Raw data:
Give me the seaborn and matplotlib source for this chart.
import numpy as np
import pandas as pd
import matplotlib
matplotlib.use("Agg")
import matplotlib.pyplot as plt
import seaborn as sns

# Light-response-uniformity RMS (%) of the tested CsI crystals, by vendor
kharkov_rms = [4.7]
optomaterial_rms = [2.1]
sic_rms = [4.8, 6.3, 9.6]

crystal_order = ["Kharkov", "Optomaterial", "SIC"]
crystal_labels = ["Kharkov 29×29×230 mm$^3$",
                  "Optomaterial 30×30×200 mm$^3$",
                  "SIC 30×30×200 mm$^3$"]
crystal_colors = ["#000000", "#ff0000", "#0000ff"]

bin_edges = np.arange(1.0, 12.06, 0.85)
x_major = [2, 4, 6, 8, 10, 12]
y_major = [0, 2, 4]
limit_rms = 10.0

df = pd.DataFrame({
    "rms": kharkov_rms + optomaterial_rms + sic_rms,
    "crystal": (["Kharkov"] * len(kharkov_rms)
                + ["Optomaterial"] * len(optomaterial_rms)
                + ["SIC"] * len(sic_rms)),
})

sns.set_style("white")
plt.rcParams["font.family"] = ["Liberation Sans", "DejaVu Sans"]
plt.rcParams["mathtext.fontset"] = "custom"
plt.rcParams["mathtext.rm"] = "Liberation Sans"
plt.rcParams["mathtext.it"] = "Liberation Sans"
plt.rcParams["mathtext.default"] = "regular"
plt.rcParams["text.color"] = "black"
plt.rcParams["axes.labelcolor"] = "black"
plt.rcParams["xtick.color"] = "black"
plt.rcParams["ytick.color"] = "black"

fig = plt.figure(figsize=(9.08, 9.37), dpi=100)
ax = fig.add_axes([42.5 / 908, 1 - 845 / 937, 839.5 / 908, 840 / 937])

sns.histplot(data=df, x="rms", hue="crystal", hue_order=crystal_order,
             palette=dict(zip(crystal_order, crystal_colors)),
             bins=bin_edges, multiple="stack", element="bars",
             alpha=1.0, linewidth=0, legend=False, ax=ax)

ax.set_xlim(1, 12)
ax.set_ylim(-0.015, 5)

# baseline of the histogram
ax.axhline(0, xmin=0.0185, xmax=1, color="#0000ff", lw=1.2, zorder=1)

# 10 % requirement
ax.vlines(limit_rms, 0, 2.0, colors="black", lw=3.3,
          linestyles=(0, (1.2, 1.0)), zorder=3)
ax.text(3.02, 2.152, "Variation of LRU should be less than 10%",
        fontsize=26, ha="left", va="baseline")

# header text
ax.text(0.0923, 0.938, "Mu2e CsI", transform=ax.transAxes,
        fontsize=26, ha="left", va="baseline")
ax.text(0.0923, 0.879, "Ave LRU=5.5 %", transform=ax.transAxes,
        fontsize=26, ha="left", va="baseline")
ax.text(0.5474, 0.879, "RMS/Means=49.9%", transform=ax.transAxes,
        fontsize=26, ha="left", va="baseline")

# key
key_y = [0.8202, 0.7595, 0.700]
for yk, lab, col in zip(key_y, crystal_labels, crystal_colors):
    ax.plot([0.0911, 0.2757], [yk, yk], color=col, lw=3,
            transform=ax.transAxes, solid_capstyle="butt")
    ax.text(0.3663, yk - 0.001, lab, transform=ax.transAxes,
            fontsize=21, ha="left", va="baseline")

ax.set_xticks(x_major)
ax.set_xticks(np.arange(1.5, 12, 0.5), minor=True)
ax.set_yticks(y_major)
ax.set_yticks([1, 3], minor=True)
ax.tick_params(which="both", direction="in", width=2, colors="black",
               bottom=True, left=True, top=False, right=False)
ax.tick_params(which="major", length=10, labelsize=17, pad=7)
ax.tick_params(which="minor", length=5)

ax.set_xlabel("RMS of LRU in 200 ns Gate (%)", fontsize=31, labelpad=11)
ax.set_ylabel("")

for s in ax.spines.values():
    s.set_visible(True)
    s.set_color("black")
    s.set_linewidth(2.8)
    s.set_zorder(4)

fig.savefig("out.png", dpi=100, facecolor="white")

Short problem: Exactly as they appear, please write out the lines from the opening of the listing above down to the line containing "limit_rms = 10.0", with both end lines included.

Response to the exercise:
Give me the seaborn and matplotlib source for this chart.
import numpy as np
import pandas as pd
import matplotlib
matplotlib.use("Agg")
import matplotlib.pyplot as plt
import seaborn as sns

# Light-response-uniformity RMS (%) of the tested CsI crystals, by vendor
kharkov_rms = [4.7]
optomaterial_rms = [2.1]
sic_rms = [4.8, 6.3, 9.6]

crystal_order = ["Kharkov", "Optomaterial", "SIC"]
crystal_labels = ["Kharkov 29×29×230 mm$^3$",
                  "Optomaterial 30×30×200 mm$^3$",
                  "SIC 30×30×200 mm$^3$"]
crystal_colors = ["#000000", "#ff0000", "#0000ff"]

bin_edges = np.arange(1.0, 12.06, 0.85)
x_major = [2, 4, 6, 8, 10, 12]
y_major = [0, 2, 4]
limit_rms = 10.0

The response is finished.